In the entries below, print exactly the lines from the first through the one with "import matplotlib.pyplot as plt", both included, and none of the pictures.

::: THE INPUT :::

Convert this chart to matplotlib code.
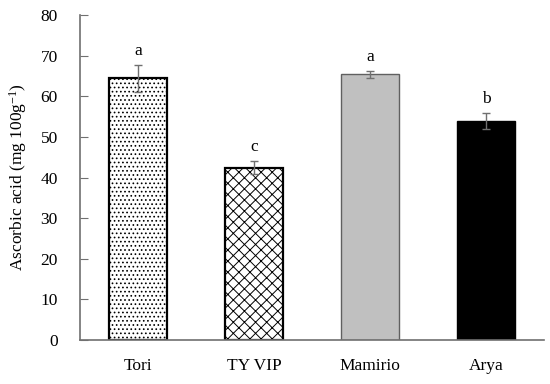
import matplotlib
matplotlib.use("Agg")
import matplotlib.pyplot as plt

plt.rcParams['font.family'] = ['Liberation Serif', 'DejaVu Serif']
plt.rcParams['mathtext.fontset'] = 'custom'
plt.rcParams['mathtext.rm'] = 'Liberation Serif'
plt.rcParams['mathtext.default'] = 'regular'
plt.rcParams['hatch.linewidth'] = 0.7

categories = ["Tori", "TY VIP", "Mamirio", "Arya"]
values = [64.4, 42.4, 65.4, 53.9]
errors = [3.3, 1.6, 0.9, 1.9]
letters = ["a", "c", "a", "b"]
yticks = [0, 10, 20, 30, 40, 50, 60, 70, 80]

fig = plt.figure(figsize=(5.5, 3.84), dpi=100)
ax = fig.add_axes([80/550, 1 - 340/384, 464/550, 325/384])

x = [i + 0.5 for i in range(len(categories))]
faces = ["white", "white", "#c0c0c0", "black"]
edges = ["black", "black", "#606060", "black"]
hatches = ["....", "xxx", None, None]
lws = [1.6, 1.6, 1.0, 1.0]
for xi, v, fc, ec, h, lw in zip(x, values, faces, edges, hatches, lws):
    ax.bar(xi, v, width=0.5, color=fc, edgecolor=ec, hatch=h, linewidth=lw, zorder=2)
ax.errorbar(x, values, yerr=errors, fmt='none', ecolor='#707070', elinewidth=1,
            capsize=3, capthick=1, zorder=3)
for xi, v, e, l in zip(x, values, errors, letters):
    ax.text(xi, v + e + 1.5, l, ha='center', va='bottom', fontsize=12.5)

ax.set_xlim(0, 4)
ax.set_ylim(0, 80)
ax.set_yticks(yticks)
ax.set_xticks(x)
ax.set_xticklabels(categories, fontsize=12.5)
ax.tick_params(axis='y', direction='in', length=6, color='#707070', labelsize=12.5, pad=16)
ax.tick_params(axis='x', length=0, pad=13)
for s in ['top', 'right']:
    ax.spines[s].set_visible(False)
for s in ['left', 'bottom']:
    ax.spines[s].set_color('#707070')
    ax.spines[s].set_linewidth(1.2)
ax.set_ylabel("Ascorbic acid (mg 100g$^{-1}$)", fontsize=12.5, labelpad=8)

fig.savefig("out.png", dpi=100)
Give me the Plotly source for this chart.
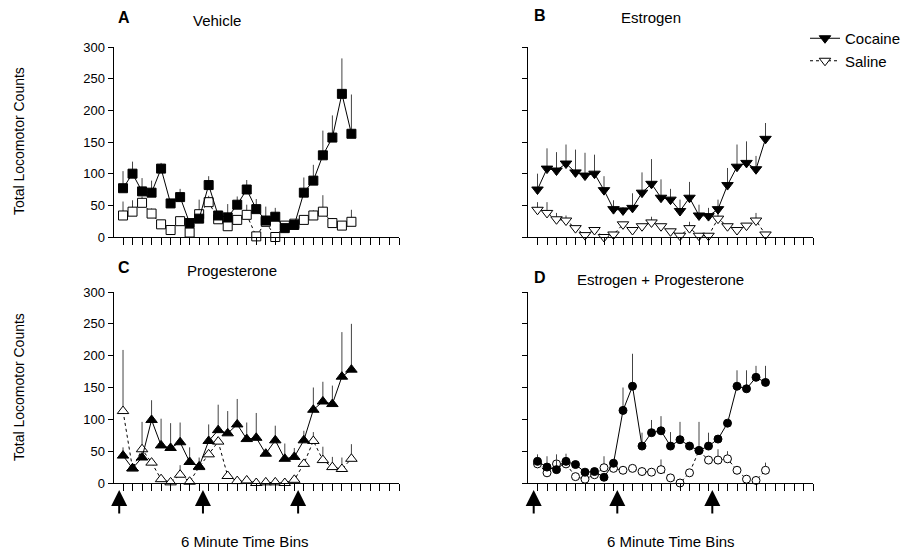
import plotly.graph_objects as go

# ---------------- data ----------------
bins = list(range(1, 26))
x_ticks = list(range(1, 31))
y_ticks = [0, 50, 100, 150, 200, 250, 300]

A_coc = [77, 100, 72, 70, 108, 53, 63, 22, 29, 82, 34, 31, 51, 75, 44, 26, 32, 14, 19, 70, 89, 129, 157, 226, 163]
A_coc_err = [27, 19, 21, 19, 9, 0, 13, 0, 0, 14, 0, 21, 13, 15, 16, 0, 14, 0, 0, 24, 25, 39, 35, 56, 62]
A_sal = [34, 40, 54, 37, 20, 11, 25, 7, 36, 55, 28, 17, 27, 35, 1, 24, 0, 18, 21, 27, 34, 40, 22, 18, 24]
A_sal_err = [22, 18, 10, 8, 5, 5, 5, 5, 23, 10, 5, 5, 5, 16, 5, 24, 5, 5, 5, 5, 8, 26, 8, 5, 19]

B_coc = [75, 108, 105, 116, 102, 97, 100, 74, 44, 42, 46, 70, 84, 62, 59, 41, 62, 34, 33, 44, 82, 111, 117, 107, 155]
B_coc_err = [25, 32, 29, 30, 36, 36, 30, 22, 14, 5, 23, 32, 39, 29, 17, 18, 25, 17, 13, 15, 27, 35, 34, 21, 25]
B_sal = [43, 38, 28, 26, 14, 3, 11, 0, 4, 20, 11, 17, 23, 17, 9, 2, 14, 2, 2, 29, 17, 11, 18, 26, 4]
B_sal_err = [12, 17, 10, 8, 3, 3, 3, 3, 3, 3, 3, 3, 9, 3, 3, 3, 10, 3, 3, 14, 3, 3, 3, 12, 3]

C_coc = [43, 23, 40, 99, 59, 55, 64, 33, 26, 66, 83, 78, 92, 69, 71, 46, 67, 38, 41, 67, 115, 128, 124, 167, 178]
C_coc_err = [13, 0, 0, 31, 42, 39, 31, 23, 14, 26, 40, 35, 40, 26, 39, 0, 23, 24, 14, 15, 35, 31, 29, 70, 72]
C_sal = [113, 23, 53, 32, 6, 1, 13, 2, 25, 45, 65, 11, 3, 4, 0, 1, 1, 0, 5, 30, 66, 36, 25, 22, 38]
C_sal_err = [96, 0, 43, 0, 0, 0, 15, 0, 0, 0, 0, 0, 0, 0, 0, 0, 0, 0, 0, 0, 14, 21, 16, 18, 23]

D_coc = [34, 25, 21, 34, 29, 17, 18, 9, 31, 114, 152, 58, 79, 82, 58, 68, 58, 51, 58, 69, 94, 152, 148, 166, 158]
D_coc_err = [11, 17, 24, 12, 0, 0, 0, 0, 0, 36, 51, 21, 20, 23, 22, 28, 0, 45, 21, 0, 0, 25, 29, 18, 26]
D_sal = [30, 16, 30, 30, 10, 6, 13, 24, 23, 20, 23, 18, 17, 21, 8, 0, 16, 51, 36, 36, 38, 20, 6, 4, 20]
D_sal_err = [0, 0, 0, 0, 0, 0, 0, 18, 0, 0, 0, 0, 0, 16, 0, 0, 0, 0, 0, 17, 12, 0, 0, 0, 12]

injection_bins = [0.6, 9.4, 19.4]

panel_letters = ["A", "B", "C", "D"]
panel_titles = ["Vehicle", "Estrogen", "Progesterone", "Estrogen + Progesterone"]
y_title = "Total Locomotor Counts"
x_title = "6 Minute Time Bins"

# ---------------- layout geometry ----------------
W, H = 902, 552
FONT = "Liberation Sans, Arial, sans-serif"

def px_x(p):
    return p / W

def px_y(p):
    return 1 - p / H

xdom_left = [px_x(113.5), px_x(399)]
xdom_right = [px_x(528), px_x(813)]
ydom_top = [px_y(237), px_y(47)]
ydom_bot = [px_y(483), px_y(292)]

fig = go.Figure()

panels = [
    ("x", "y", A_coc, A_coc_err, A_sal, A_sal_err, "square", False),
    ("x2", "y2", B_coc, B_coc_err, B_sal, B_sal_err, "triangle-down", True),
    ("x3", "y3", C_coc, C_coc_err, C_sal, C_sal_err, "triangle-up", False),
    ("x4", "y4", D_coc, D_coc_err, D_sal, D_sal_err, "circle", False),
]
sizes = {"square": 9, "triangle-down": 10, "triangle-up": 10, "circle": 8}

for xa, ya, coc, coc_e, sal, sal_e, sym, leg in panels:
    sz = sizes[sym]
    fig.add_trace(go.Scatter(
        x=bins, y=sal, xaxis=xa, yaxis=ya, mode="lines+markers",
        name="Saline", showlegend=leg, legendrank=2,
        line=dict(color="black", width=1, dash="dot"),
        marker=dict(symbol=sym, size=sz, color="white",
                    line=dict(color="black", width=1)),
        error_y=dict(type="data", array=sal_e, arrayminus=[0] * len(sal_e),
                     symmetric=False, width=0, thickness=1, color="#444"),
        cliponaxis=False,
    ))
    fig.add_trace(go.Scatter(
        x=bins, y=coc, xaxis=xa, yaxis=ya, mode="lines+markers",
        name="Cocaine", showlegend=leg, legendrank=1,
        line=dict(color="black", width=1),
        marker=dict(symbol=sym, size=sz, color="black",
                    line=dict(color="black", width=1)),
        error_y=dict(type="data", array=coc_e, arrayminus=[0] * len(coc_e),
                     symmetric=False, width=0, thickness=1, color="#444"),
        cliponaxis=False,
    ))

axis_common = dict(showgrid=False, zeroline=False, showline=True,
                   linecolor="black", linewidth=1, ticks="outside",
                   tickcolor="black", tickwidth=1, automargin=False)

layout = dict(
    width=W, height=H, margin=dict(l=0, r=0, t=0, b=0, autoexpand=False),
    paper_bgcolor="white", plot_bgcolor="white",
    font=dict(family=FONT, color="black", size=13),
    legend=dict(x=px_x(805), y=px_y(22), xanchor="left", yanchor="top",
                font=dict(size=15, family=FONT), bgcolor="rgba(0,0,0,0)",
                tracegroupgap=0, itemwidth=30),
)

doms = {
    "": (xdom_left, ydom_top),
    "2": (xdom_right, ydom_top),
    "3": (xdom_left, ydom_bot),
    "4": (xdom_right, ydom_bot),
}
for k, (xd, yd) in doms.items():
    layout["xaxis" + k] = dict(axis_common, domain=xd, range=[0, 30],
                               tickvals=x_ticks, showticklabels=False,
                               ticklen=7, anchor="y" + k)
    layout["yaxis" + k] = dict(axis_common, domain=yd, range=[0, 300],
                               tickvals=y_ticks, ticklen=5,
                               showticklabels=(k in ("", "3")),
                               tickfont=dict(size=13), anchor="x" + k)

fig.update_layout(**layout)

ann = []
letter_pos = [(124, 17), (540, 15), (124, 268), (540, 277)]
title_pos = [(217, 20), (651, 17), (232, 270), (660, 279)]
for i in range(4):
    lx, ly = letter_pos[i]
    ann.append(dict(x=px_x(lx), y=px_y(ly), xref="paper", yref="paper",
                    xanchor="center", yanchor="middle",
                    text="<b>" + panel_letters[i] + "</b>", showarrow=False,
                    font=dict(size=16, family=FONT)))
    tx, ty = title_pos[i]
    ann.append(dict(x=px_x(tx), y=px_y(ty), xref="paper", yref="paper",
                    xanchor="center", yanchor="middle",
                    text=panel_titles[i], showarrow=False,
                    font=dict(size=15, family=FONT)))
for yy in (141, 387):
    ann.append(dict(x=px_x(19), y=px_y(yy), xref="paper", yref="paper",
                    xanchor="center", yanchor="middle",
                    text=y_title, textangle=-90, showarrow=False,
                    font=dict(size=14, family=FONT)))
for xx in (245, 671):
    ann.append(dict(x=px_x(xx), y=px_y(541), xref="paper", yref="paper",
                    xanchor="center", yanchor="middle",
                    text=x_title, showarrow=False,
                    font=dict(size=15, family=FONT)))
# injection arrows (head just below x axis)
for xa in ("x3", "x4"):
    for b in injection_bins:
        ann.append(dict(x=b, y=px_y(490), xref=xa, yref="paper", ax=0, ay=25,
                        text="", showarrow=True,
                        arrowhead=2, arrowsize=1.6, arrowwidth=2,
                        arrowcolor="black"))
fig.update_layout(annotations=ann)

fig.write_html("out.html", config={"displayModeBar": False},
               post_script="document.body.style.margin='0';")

:::

TASK SOLUTION –
Convert this chart to matplotlib code.
import matplotlib
matplotlib.use("Agg")
import matplotlib.pyplot as plt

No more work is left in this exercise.